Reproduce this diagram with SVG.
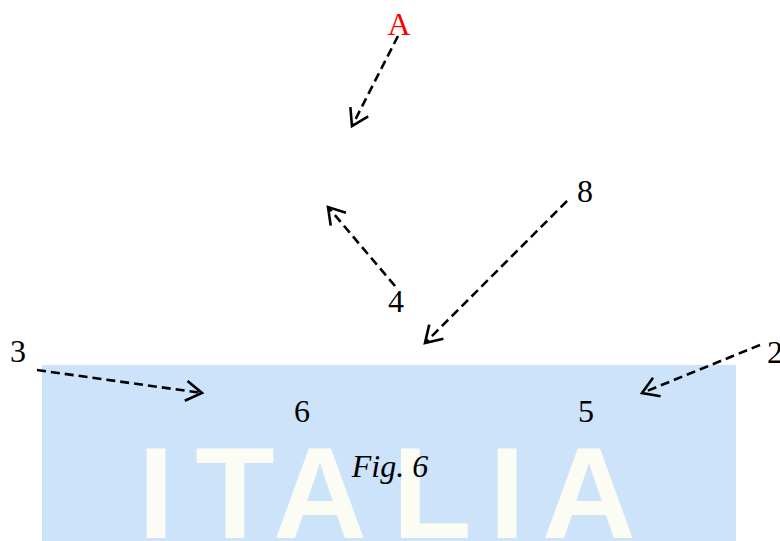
<svg xmlns="http://www.w3.org/2000/svg" width="780" height="541" viewBox="0 0 780 541">
<style>
.lbl{font-family:"Liberation Serif","Times New Roman",serif;font-size:32px;fill:#000;text-anchor:middle}
.wm{font-family:"Liberation Sans",Arial,sans-serif;font-size:130px;font-weight:bold;fill:#fbfcf4;text-anchor:middle}
.conn{fill:none;stroke:#000;stroke-width:2.6;stroke-dasharray:9 5}
</style>
<defs>
<marker id="arr" markerUnits="userSpaceOnUse" markerWidth="30" markerHeight="30" refX="20" refY="12" orient="auto" overflow="visible">
<path d="M4,2 L20,12 L4,22" fill="none" stroke="#000" stroke-width="2.6" stroke-dasharray="none"/>
</marker>
</defs>
<rect width="780" height="541" fill="#fff"/>
<g id="watermark">
<rect x="42" y="365" width="694" height="176" fill="#cde3f9"/>
<text class="wm" x="156" y="538">I</text>
<text class="wm" x="235" y="538">T</text>
<text class="wm" x="320" y="538">A</text>
<text class="wm" x="432" y="538">L</text>
<text class="wm" x="507" y="538">I</text>
<text class="wm" x="589" y="538">A</text>
</g>
<g id="connectors">
<line class="conn" x1="398" y1="36" x2="352" y2="126" marker-end="url(#arr)"/>
<line class="conn" x1="395" y1="286" x2="328" y2="207" marker-end="url(#arr)"/>
<line class="conn" x1="567" y1="201" x2="425" y2="343" marker-end="url(#arr)"/>
<line class="conn" x1="37" y1="370" x2="202" y2="393" marker-end="url(#arr)"/>
<line class="conn" x1="760" y1="345" x2="642" y2="393" marker-end="url(#arr)"/>
</g>
<g id="node-A"><text class="lbl" x="399" y="35" style="fill:#f00">A</text></g>
<g id="node-8"><text class="lbl" x="585" y="202">8</text></g>
<g id="node-4"><text class="lbl" x="396" y="312">4</text></g>
<g id="node-3"><text class="lbl" x="18" y="362">3</text></g>
<g id="node-2"><text class="lbl" x="775" y="363">2</text></g>
<g id="node-6"><text class="lbl" x="302" y="422">6</text></g>
<g id="node-5"><text class="lbl" x="586" y="422">5</text></g>
<g id="caption"><text class="lbl" x="390" y="477" font-style="italic">Fig. 6</text></g>
</svg>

--------

• [Stated task]
Copy the data word for word. Pictures do not go in the copy.

• [Result of the exercise]
Reproduce this diagram with SVG.
<svg xmlns="http://www.w3.org/2000/svg" width="780" height="541" viewBox="0 0 780 541">
<style>
.lbl{font-family:"Liberation Serif","Times New Roman",serif;font-size:32px;fill:#000;text-anchor:middle}
.wm{font-family:"Liberation Sans",Arial,sans-serif;font-size:130px;font-weight:bold;fill:#fbfcf4;text-anchor:middle}
.conn{fill:none;stroke:#000;stroke-width:2.6;stroke-dasharray:9 5}
</style>
<defs>
<marker id="arr" markerUnits="userSpaceOnUse" markerWidth="30" markerHeight="30" refX="20" refY="12" orient="auto" overflow="visible">
<path d="M4,2 L20,12 L4,22" fill="none" stroke="#000" stroke-width="2.6" stroke-dasharray="none"/>
</marker>
</defs>
<rect width="780" height="541" fill="#fff"/>
<g id="watermark">
<rect x="42" y="365" width="694" height="176" fill="#cde3f9"/>
<text class="wm" x="156" y="538">I</text>
<text class="wm" x="235" y="538">T</text>
<text class="wm" x="320" y="538">A</text>
<text class="wm" x="432" y="538">L</text>
<text class="wm" x="507" y="538">I</text>
<text class="wm" x="589" y="538">A</text>
</g>
<g id="connectors">
<line class="conn" x1="398" y1="36" x2="352" y2="126" marker-end="url(#arr)"/>
<line class="conn" x1="395" y1="286" x2="328" y2="207" marker-end="url(#arr)"/>
<line class="conn" x1="567" y1="201" x2="425" y2="343" marker-end="url(#arr)"/>
<line class="conn" x1="37" y1="370" x2="202" y2="393" marker-end="url(#arr)"/>
<line class="conn" x1="760" y1="345" x2="642" y2="393" marker-end="url(#arr)"/>
</g>
<g id="node-A"><text class="lbl" x="399" y="35" style="fill:#f00">A</text></g>
<g id="node-8"><text class="lbl" x="585" y="202">8</text></g>
<g id="node-4"><text class="lbl" x="396" y="312">4</text></g>
<g id="node-3"><text class="lbl" x="18" y="362">3</text></g>
<g id="node-2"><text class="lbl" x="775" y="363">2</text></g>
<g id="node-6"><text class="lbl" x="302" y="422">6</text></g>
<g id="node-5"><text class="lbl" x="586" y="422">5</text></g>
<g id="caption"><text class="lbl" x="390" y="477" font-style="italic">Fig. 6</text></g>
</svg>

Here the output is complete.